Statistics and optimization have been closely linked from the very outset. The search for a `best' estimator (least squares, maximum likelihood, etc.) certainly relies on optimization tools. On the other hand, Statistics has often provided the motivation for the development of algorithmic procedures for certain classes of optimization problems. However, it's only relatively recently, more specifically in connection with the development of an approximation and sampling theory for stochastic programming problems, that the full connection has come to light. This in turn suggests a more comprehensive approach to the formulation of statistical estimation questions. This expository paper reviews some of the features of this approach.

Parametric and nonparametric estimation problems are in some sense at the opposite ends of what fits under the `statistical estimation' umbrella. Usually, some partial information is available about the unknown distribution, but not quite enough to be able to pinpoint the parametric class to which the true distribution function belongs. For example, one might know, or suspect, that this distribution function is associated with a unimodal density function. One might know, or stipulate, bounds on certain quantiles, etc. In the same way that knowledge about the parametric class plays an important role in the (final) choice of the estimate, whatever information is available should be exploited in the choice of a `best' estimate. In the formulation of the estimation problem, `available information' gets translated in terms of `constraints' that restrict the choice of the estimate to certain subclasses of distribution functions.

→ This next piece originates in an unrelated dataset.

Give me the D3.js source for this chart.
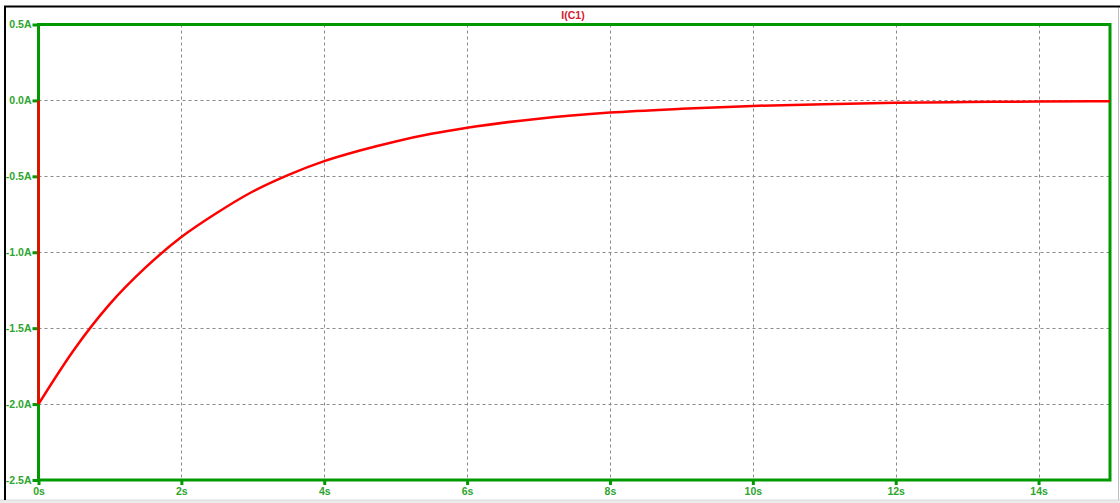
<!DOCTYPE html>
<html><head><meta charset="utf-8">
<script src="https://cdn.jsdelivr.net/npm/d3@7/dist/d3.min.js"></script>
<style>
html,body{margin:0;padding:0;background:#fff;}
svg{display:block;}
</style></head>
<body>
<script>
// Data
const title = "I(C1)";
const timeS = [0, 0.5, 1, 1.5, 2, 2.5, 3, 3.5, 4, 4.5, 5, 5.5, 6, 7, 8, 9, 10, 11, 12, 13, 14, 15];
const currentA = [-2.00, -1.64, -1.34, -1.10, -0.90, -0.74, -0.60, -0.49, -0.40, -0.33, -0.27, -0.22, -0.18, -0.12, -0.08, -0.055, -0.036, -0.025, -0.016, -0.011, -0.007, -0.005];
const stepT = [0, 0];
const stepA = [0, -2.0];
const xTicks = [0, 2, 4, 6, 8, 10, 12, 14];
const xTickLabels = ["0s", "2s", "4s", "6s", "8s", "10s", "12s", "14s"];
const yTicks = [0.5, 0.0, -0.5, -1.0, -1.5, -2.0, -2.5];
const yTickLabels = ["0.5A", "0.0A", "-0.5A", "-1.0A", "-1.5A", "-2.0A", "-2.5A"];

const W = 1120, H = 503;
const m = {left: 38.5, top: 24.5, right: 1110, bottom: 480};
const svg = d3.select("body").append("svg").attr("width", W).attr("height", H);

// outer window frame
svg.append("rect").attr("x", 0).attr("y", 500).attr("width", W).attr("height", 3).attr("fill", "#ececec");
svg.append("line").attr("x1", 0).attr("x2", W).attr("y1", 500).attr("y2", 500).attr("stroke", "#d8d8d8");
svg.append("line").attr("x1", 1118.5).attr("x2", 1118.5).attr("y1", 6).attr("y2", 500).attr("stroke", "#bdbdbd");
svg.append("line").attr("x1", 4).attr("x2", W).attr("y1", 6.5).attr("y2", 6.5).attr("stroke", "#000").attr("stroke-width", 2);
svg.append("line").attr("x1", 5).attr("x2", 5).attr("y1", 6).attr("y2", 500).attr("stroke", "#000").attr("stroke-width", 2);

const x = d3.scaleLinear().domain([0, 15]).range([m.left, m.right]);
const y = d3.scaleLinear().domain([-2.5, 0.5]).range([m.bottom, m.top]);

const green = "#009900";
const textGreen = "#2ea52e";

// grid
const grid = svg.append("g").attr("stroke", "#8a8a8a").attr("stroke-dasharray", "3,3").attr("stroke-width", 1);
xTicks.filter(t => t > 0).forEach(t => {
  grid.append("line").attr("x1", Math.round(x(t)) + 0.5).attr("x2", Math.round(x(t)) + 0.5)
    .attr("y1", m.top).attr("y2", m.bottom);
});
yTicks.filter(t => t < 0.5 && t > -2.5).forEach(t => {
  grid.append("line").attr("y1", Math.round(y(t)) + 0.5).attr("y2", Math.round(y(t)) + 0.5)
    .attr("x1", m.left).attr("x2", m.right);
});

// axes via d3
const xAxis = d3.axisBottom(x).tickValues(xTicks).tickFormat((d, i) => xTickLabels[i]).tickSize(5).tickPadding(3);
const yAxis = d3.axisLeft(y).tickValues(yTicks).tickFormat((d, i) => yTickLabels[i]).tickSize(6).tickPadding(1);
const gx = svg.append("g").attr("transform", `translate(0,${m.bottom})`).call(xAxis);
const gy = svg.append("g").attr("transform", `translate(${m.left},0)`).call(yAxis);
[gx, gy].forEach(g => {
  g.select(".domain").remove();
  g.selectAll(".tick line").attr("stroke", green).attr("stroke-width", 3);
  g.selectAll(".tick text").attr("fill", textGreen).attr("font-family", "Liberation Sans, Arial, sans-serif")
    .attr("font-size", 10.5).attr("font-weight", "bold");
});

// plot frame
svg.append("rect").attr("x", m.left).attr("y", m.top).attr("width", m.right - m.left).attr("height", m.bottom - m.top)
  .attr("fill", "none").attr("stroke", green).attr("stroke-width", 3);

// data lines
const line = d3.line().x(d => x(d[0])).y(d => y(d[1]));
svg.append("path").datum(stepT.map((t, i) => [t, stepA[i]]))
  .attr("d", line).attr("fill", "none").attr("stroke", "#ff0000").attr("stroke-width", 2.5);
svg.append("path").datum(timeS.map((t, i) => [t, currentA[i]]))
  .attr("d", line.curve(d3.curveMonotoneX)).attr("fill", "none").attr("stroke", "#ff0000").attr("stroke-width", 2.5);

// title
svg.append("text").attr("x", 573).attr("y", 19).attr("text-anchor", "middle")
  .attr("fill", "#d2202e").attr("font-family", "Liberation Sans, Arial, sans-serif")
  .attr("font-size", 10.5).attr("font-weight", "bold").text(title);
</script>
</body></html>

To justify the choice of an estimator, one generally appeals to asymptotic analysis: one proves consistency and, if possible, one derives a convergence rate that enables us to approximate the distribution of the error.

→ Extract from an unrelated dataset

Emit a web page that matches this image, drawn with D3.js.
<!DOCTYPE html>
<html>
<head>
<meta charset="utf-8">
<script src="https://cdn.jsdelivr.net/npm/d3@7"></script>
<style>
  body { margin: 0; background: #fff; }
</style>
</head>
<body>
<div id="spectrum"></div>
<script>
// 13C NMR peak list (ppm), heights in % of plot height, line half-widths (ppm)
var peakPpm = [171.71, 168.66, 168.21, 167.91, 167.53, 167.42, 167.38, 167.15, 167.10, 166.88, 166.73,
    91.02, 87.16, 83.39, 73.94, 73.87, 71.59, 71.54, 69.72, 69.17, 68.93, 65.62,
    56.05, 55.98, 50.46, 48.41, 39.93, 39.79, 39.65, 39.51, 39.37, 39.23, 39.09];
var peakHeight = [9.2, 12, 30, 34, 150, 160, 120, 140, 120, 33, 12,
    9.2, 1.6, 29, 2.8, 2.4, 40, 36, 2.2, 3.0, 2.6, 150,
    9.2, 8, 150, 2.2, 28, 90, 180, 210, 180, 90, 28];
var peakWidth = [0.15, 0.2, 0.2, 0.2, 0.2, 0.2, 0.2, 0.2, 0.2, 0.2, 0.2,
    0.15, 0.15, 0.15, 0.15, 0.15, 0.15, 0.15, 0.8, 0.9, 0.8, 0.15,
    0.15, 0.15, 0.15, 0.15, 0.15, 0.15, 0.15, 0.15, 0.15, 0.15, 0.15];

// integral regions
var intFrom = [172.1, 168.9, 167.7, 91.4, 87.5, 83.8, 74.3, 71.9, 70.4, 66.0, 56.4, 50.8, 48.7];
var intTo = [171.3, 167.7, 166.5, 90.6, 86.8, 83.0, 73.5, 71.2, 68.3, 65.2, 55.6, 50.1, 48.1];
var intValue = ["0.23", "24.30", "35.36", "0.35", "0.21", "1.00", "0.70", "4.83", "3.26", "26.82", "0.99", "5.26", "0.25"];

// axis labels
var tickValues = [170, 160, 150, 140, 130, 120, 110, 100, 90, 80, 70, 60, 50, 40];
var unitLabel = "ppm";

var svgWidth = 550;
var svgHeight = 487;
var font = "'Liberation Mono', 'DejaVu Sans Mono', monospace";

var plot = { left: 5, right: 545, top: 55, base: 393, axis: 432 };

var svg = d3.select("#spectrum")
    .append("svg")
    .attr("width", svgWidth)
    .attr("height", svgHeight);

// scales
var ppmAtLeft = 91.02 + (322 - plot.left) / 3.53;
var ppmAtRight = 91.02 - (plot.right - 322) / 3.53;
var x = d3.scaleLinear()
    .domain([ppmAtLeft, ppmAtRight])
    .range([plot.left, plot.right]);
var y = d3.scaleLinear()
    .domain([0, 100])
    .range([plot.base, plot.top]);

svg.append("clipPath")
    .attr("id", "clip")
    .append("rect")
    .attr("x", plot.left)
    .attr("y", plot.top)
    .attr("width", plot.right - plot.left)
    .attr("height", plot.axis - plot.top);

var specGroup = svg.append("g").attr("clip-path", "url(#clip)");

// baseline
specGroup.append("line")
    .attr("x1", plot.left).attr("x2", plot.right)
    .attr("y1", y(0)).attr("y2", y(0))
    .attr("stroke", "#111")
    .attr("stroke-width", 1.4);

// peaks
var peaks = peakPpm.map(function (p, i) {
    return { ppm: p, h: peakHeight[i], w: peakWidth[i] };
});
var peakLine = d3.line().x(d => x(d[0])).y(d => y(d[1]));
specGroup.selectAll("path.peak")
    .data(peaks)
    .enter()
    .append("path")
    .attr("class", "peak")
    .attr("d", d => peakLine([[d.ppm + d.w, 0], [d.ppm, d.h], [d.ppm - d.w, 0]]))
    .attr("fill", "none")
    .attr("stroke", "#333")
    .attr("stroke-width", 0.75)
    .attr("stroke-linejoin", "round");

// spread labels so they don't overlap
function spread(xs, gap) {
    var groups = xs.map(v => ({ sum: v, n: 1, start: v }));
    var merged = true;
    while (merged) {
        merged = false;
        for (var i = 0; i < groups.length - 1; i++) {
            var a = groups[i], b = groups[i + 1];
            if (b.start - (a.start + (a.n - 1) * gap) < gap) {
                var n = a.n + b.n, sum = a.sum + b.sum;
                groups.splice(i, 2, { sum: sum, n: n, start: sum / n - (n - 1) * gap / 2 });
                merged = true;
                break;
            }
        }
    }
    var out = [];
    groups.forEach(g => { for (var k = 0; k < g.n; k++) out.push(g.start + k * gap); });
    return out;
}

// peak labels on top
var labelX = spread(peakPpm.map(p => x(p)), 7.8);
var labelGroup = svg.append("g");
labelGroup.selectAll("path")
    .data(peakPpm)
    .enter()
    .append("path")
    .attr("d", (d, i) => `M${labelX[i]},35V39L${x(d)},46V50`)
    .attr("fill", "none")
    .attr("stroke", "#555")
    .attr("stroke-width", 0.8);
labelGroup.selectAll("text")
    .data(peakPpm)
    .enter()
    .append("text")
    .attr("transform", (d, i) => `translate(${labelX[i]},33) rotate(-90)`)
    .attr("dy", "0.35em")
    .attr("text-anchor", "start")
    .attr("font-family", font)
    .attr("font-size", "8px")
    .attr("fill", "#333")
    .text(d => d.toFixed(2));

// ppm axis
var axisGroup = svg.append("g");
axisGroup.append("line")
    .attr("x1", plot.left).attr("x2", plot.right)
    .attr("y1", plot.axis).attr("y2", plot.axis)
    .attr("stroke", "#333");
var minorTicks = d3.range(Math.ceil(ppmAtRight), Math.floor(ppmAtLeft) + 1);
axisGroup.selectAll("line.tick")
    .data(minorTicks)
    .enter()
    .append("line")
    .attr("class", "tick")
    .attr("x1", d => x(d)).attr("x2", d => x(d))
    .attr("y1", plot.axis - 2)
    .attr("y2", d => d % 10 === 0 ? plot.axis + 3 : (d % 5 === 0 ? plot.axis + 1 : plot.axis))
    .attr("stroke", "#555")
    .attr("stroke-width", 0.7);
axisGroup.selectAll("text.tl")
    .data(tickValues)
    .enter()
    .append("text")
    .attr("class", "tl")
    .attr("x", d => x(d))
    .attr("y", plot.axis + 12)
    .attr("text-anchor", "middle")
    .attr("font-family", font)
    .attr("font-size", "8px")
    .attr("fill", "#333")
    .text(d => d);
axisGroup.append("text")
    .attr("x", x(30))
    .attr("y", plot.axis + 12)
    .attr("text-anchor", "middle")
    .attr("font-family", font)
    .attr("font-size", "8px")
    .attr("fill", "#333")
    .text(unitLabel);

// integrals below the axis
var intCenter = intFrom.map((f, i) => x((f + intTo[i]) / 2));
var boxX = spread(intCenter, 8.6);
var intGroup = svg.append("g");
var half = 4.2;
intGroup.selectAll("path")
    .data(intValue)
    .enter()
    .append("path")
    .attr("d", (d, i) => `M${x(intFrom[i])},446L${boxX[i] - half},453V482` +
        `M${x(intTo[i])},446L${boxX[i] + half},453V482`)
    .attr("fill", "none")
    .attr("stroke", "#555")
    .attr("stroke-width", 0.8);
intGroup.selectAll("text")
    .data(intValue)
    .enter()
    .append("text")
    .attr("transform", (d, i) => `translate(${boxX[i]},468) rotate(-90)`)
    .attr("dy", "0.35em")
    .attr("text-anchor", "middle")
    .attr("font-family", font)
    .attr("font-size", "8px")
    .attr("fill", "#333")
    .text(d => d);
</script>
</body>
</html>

Although asymptotic analysis has been the mainstay of `mathematical statistics,' when dealing with practical applications statisticians have often made use of estimators that might not (yet) have been subjected to full asymptotic analysis. One of the reasons for this technological gap between theory and practice is that to carry out the asymptotic analysis, the estimator should be `nice': simple, smooth, etc. And practice might suggest or dictate a choice which doesn't quite fulfill these requirements. In particular, this is usually the case when the estimator is the argmax function, i.e., a mapping which associates with a sample the solution of an optimization problem (based on these observations). This is exactly the estimator analyzed in this paper. paper.

June 30, 1998